Even Lorelei’s little sister Julia, 5, who typically falls asleep during dinner “certainly isn’t starving,” joked her mother Linda, a teacher in Brisbane. She and her husband are both teachers—the Australians are on their summer break and they wanted to find a way to show the girls some of Germany the easiest way possible. “This river cruise is the way to go,” said Linda George.

In fact, she said, though this trip is a designated Family Sailing, the staff is more kid-friendly and there are more kids’ activities than she had expected. After the waffle making, for example, the two kids’ counselors on board gave the kids a quick German lesson, followed by something far more important from their perspective—the 101 on different popular German chocolate candies, including Kinder Uberraschlungsei which means “surprise egg” –a chocolate egg with a tiny toy inside that kids must put together. Each night, the kids get a pillow present—that might be one of these chocolates. There are special tours for them—yesterday to a natural history museum known for its dinosaur fossils in Frankfurt—and when there is a city tour—all of the tours are included-local guides can offer a kid friendly version, said Ann Smets, the cruise manager.

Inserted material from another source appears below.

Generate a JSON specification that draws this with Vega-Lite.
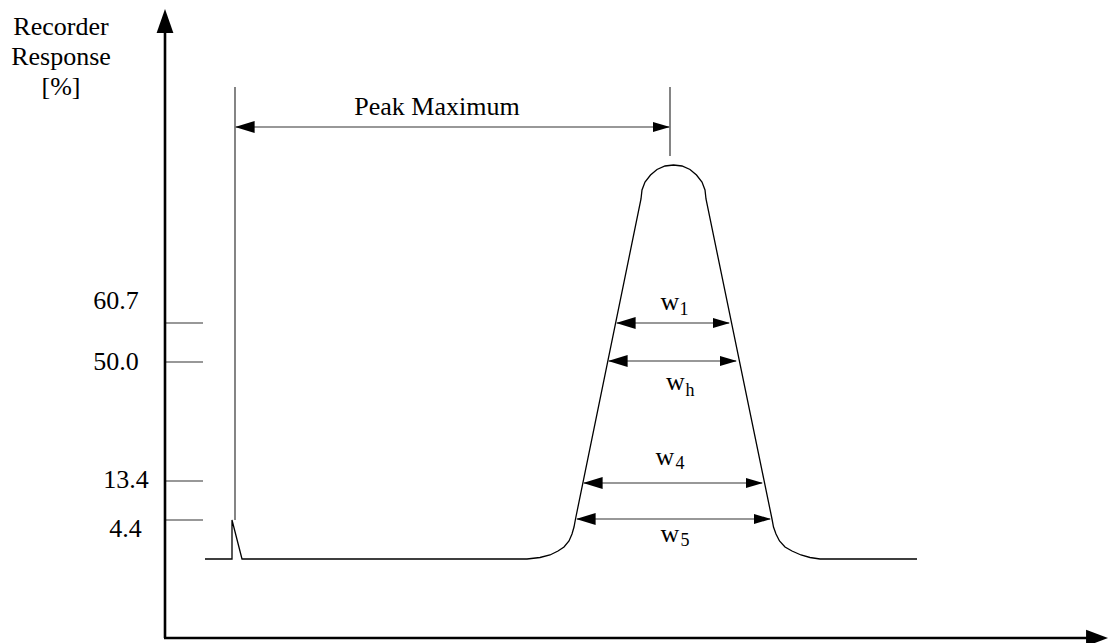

Glassblower demonstrates craft on the Uniworld River Queen

Glassblower demonstrates craft on the Uniworld River Queen

The kids also gave a thumbs up to the glass blowing demonstration by local glass blowing artist Dieter Schrade — Wertheim is famous for glass blowing that everyone on board seemed to enjoy.

The staff—40 strong mostly from Eastern Europe—also seem to enjoy the kids, treating them as VIPS, which of course the kids love.

That the kids have a separate “Lounge” next door to the main lounge outfitted with play station, board games and plenty of snacks, “is as nice for the adults onboard as for the kids,” said Kristen Manton, traveling with her husband and 10 year old twin daughters.

Pretzels made for demonstration on Uniworld River Queen

Pretzels made for demonstration on Uniworld River Queen

“So much better than traveling by train or car,” said Linda George, watching the girls gobble their waffles in the dining room as we glided along the river, seeing swans and ducks, small houses.   Another plus: with other families on board, the kids are making fast friends.

“We don’t have to entertain them,” said George. “Even the ship is entertaining to them.”

Even better, said Patti Kelly, traveling with her son, daughter in law and two grandsons, is the chance for them to connect with youngsters from across the globe—in this case Australia. “How great is that,” said Kelly, one of three multi-generational families aboard. “The best gift I can give them is to create memories,” she said, adding she has cruised with her grandchildren on big ships as well “and this is so much easier.”

Of course there is a gift the kids are giving the adults, Linda George observed, “ It’s so nice to see everything through their eyes.”